'Rinpoche is a powerful and eloquent link between the great yogi practitioners of old Tibet and our bewildering 21st century' - from the Foreword by Richard Gere
Tsoknyi Rinpoche's story is an unusual one: as a rebellious young man, he fled a monastery to marry and raise a family, then returned to Nepal and has since become a preeminent Tibetan Buddhist teacher.
As a married man raising two daughters, Tsoknyi Rinpoche has interesting views on how to balance a life dedicated to Buddhist practice with the demands of a husband and father. In addition, he has a keen interest in the ongoing dialogue between Eastern philosophy and Western research, especially in neuroscience. His writing reflects this awareness of the Western psyche while also imparting the earliest tenets of Buddhism.
OPEN HEART, OPEN MIND offers Rinpoche's extraordinary history as an example of how to lead a compassionate life, regardless of status, tradition or circumstances. Accessible and relevant to every variety of reader, this is an illuminating guide from a man who truly is a bridge between ancient wisdom and the modern mind.

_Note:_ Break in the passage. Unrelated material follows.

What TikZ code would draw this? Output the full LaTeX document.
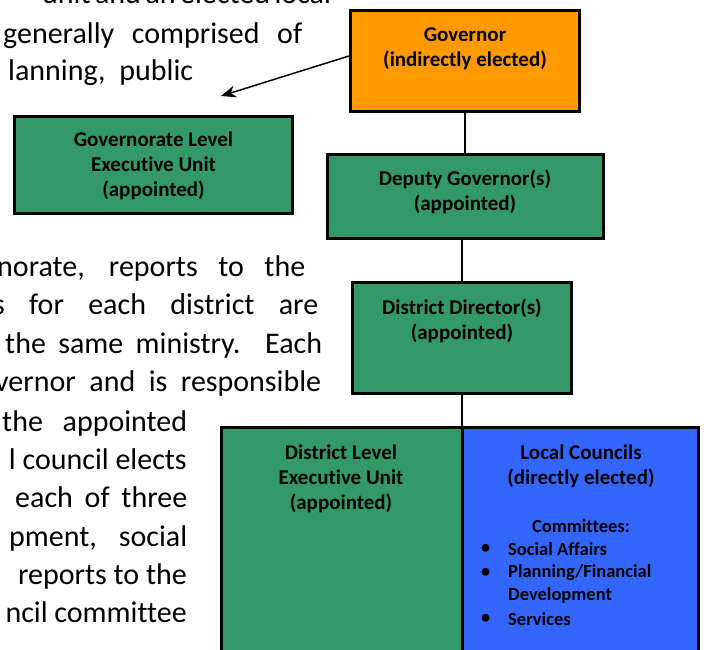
\documentclass[tikz,border=0pt]{standalone}
\usepackage{fontspec}
\setmainfont{Carlito}[Ligatures=NoCommon]
\usetikzlibrary{arrows.meta}
\definecolor{boxgreen}{RGB}{51,153,102}
\definecolor{boxorange}{RGB}{255,153,0}
\definecolor{boxblue}{RGB}{51,102,255}
\newcommand{\jline}[2]{\hbox to #1pt{#2}}
\hbadness=10000
\hfuzz=20pt
\begin{document}
\begin{tikzpicture}[x=1pt,y=-1pt,
  orgbox/.style={draw=black,line width=3pt,inner sep=0pt,outer sep=0pt},
  boxtext/.style={font=\fontsize{21}{25}\selectfont\bfseries,align=center,inner sep=0pt},
  smalltext/.style={font=\fontsize{18.5}{22.5}\selectfont\bfseries,inner sep=0pt},
  bodytext/.style={font=\fontsize{30}{38}\selectfont,inner sep=0pt},
  link/.style={draw=black,line width=1.5pt}]
\useasboundingbox (0,0) rectangle (708,649);
\begin{scope}
\clip (0,0) rectangle (708,649);
% background paragraph fragments
\node[bodytext,anchor=base west] (p0) at (42,3) {\jline{278}{unit and an elected local}};
\node[bodytext,anchor=base west] (p1) at (3,43) {\jline{299}{generally comprised of}};
\node[bodytext,anchor=base west] (p2) at (8,80) {\jline{185}{lanning, public}};
\node[bodytext,anchor=base west] (p3) at (-3,276.5) {\jline{308}{norate, reports to the}};
\node[bodytext,anchor=base west] (p4) at (-7,314.5) {\jline{325}{s for each district are}};
\node[bodytext,anchor=base west] (p5) at (5,353) {\jline{317}{the same ministry.\ \ Each}};
\node[bodytext,anchor=base west] (p6) at (-5,391.3) {\jline{326}{vernor and is responsible}};
\node[bodytext,anchor=base west] (p7) at (2,431) {\jline{185}{the appointed}};
\node[bodytext,anchor=base east] (p8) at (187,469) {l council elects};
\node[bodytext,anchor=base west] (p9) at (15,507.5) {\jline{172}{each of three}};
\node[bodytext,anchor=base west] (p10) at (9,546) {\jline{178}{pment, social}};
\node[bodytext,anchor=base east] (p11) at (187,584.5) {reports to the};
\node[bodytext,anchor=base east] (p12) at (187,622.5) {ncil committee};

% boxes
\node[orgbox,fill=boxorange,minimum width=229pt,minimum height=101pt] (gov) at (465,61) {};
\node[orgbox,fill=boxgreen,minimum width=276pt,minimum height=84pt] (dep) at (465.5,196.5) {};
\node[orgbox,fill=boxgreen,minimum width=278pt,minimum height=97pt] (geu) at (153.5,165) {};
\node[orgbox,fill=boxgreen,minimum width=219pt,minimum height=111pt] (dir) at (462,338) {};
\node[orgbox,fill=boxgreen,minimum width=240.5pt,minimum height=242.5pt] (deu) at (341.75,548.75) {};
\node[orgbox,fill=boxblue,minimum width=236.5pt,minimum height=242.5pt] (lc) at (580.25,548.75) {};

% box texts
\node[boxtext] (govt) at (465,48.5) {Governor\\(indirectly elected)};
\node[boxtext] (dept) at (465,192) {Deputy Governor(s)\\(appointed)};
\node[boxtext] (geut) at (153.5,165.5) {Governorate Level\\Executive Unit\\(appointed)};
\node[boxtext] (dirt) at (462,320.5) {District Director(s)\\(appointed)};
\node[boxtext] (deut) at (341,478.5) {District Level\\Executive Unit\\(appointed)};
\node[boxtext] (lct) at (581,466) {Local Councils\\(directly elected)};
\node[smalltext] (comt) at (581,526) {Committees:};
\node[smalltext,anchor=west] (b1) at (481,549) {•};
\node[smalltext,anchor=west] (c1) at (508,549) {Social Affairs};
\node[smalltext,anchor=west] (b2) at (481,573) {•};
\node[smalltext,anchor=west] (c2) at (508,573) {Planning/Financial};
\node[smalltext,anchor=west] (c3) at (508,595) {Development};
\node[smalltext,anchor=west] (b3) at (481,619) {•};
\node[smalltext,anchor=west] (c4) at (508,619) {Services};

% connectors
\draw[link] (gov.south) -- (gov.south |- dep.north);
\draw[link] (dir.north) -- (dir.north |- dep.south);
\draw[link] (dir.south) -- (dir.south |- lc.north);
\coordinate (astart) at (349,56);
\coordinate (atip) at (221,96);
\draw[link,-{Stealth[length=15pt,width=12pt]}] (astart) -- (atip);
\end{scope}
\end{tikzpicture}
\end{document}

In this intermediate guide to Buddhist principles, popular Tibetan teacher Tsoknyi Rinpoche III writes, "Learning to live with... courage requires us to see the nature of the challenges we face, the nature of ourselves, and the nature of reality, in a radically different light." To this end, the author addresses such obstacles as habitual patterns and the process of identification, then outlines ways to access the individual's "tremendous inner potential for openness, warmth, and wisdom." He provides detailed insights on the Four Foundations of Mindfulness body, feeling, thoughts, and dharma, which he interprets as space, along with discussions of the subtle body, bodhicitta (seeking enlightenment for all), tonglen (cultivating compassion), dzogchen ("great perfection"), and the six paramitas (perfections). Raised in Nepal and now married with two children, Tsoknyi Rinpoche uses many examples from his challenging teenage experiences at a monastery in India and includes anecdotes from his students. His notable skill is using clear language and homespun analogies to illuminate Buddhist concepts. Tibetan terms are explained as well as their Sanskrit equivalents. Simple practices are scattered throughout; a glossary is included. Warm and largely accessible, this book is a master class for practitioners looking for clear explanations of Buddhism's ideas from a Tibetan perspective.